In 2018, Jammu & Kashmir
has been roiled by upheavals, political contestation and assassinations on a scale not seen in recent years. It began after the rape of an eight-year-old in Kathua, a small town near the border with Punjab. State leaders of the Bharatiya Janata Party
were seen supporting the men accused of kidnapping, gang-raping and killing the child from a Muslim tribal community. Two BJP lawmakers even participated in a rally to demand justice for the arrested men, all Hindus. As tensions rose, by June, the BJP and the People’s Democratic Party
(PDP), the ruling coalition, had had enough of each other. In June, BJP yanked support from Mehbooba Mufti’s government. The signs were there for months, but the break-up still surprised Mufti, who handed in her resignation to Governor N N Vohra shortly after. “Our agenda was healing touch, we can’t treat Jammu and Kashmir
as enemy territory,” she told reporters. “It had become untenable to continue with the PDP in Kashmir,” said BJP leader Ram Madhav, defending the move that left the state under Governor’s rule for the fourth time since 2008 and eight times since 1977. A few months later, Vohra was replaced by career politician
Satyapal Malik, who has been unable to restore normalcy. After the government collapsed, the Governor should have made efforts to see if a government could be formed from the existing legislative Assembly.

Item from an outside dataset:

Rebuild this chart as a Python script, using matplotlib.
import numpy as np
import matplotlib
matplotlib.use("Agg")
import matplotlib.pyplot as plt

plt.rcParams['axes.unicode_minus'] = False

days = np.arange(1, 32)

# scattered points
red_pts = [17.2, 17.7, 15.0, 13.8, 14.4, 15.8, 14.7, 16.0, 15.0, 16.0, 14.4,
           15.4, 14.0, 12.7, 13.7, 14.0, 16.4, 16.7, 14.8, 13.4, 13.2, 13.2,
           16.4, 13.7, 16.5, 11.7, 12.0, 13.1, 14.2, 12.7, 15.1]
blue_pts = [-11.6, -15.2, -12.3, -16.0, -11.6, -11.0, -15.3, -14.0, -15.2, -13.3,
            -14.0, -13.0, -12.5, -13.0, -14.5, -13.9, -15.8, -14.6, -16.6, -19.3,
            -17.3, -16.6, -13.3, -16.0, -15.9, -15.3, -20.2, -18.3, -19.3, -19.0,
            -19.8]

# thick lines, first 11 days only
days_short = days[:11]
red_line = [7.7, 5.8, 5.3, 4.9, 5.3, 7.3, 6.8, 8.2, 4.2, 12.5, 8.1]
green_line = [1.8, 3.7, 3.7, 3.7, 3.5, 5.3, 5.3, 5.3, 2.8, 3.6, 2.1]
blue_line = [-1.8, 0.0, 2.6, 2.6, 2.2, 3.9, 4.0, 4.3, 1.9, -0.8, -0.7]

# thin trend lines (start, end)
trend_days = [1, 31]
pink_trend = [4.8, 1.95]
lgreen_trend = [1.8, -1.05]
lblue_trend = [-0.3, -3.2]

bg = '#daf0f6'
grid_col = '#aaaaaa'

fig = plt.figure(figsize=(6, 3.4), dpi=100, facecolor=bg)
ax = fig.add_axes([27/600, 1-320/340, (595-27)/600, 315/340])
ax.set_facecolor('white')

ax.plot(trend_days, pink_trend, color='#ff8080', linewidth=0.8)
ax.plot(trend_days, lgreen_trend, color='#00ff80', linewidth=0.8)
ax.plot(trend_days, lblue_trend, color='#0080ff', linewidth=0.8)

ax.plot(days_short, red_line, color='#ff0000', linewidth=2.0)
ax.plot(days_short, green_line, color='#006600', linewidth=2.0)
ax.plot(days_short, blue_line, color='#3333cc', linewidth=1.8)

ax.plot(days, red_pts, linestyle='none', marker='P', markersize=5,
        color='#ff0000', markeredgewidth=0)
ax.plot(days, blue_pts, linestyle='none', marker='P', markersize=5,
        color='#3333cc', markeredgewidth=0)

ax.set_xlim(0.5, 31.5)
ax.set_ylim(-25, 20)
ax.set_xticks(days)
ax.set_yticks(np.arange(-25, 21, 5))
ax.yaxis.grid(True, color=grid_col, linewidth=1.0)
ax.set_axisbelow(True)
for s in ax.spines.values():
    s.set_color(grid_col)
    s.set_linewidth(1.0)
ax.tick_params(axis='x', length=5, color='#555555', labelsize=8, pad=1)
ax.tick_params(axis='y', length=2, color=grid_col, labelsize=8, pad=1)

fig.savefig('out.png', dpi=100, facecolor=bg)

But just when Sajjad Lone, an independent and son of a former separatist leader, explored the possibilities of forming a government with the BJP, and the PDP chose to ally with its arch-rivals National Conference to stake a claim as well, Malik dissolved the Assembly, leaving political parties with no option but to face the hustings again. Although the Indian Army
has been forthright about the need to make the political leadership accountable for the events in the embattled state, healing and reconciliation appear to be nowhere in sight.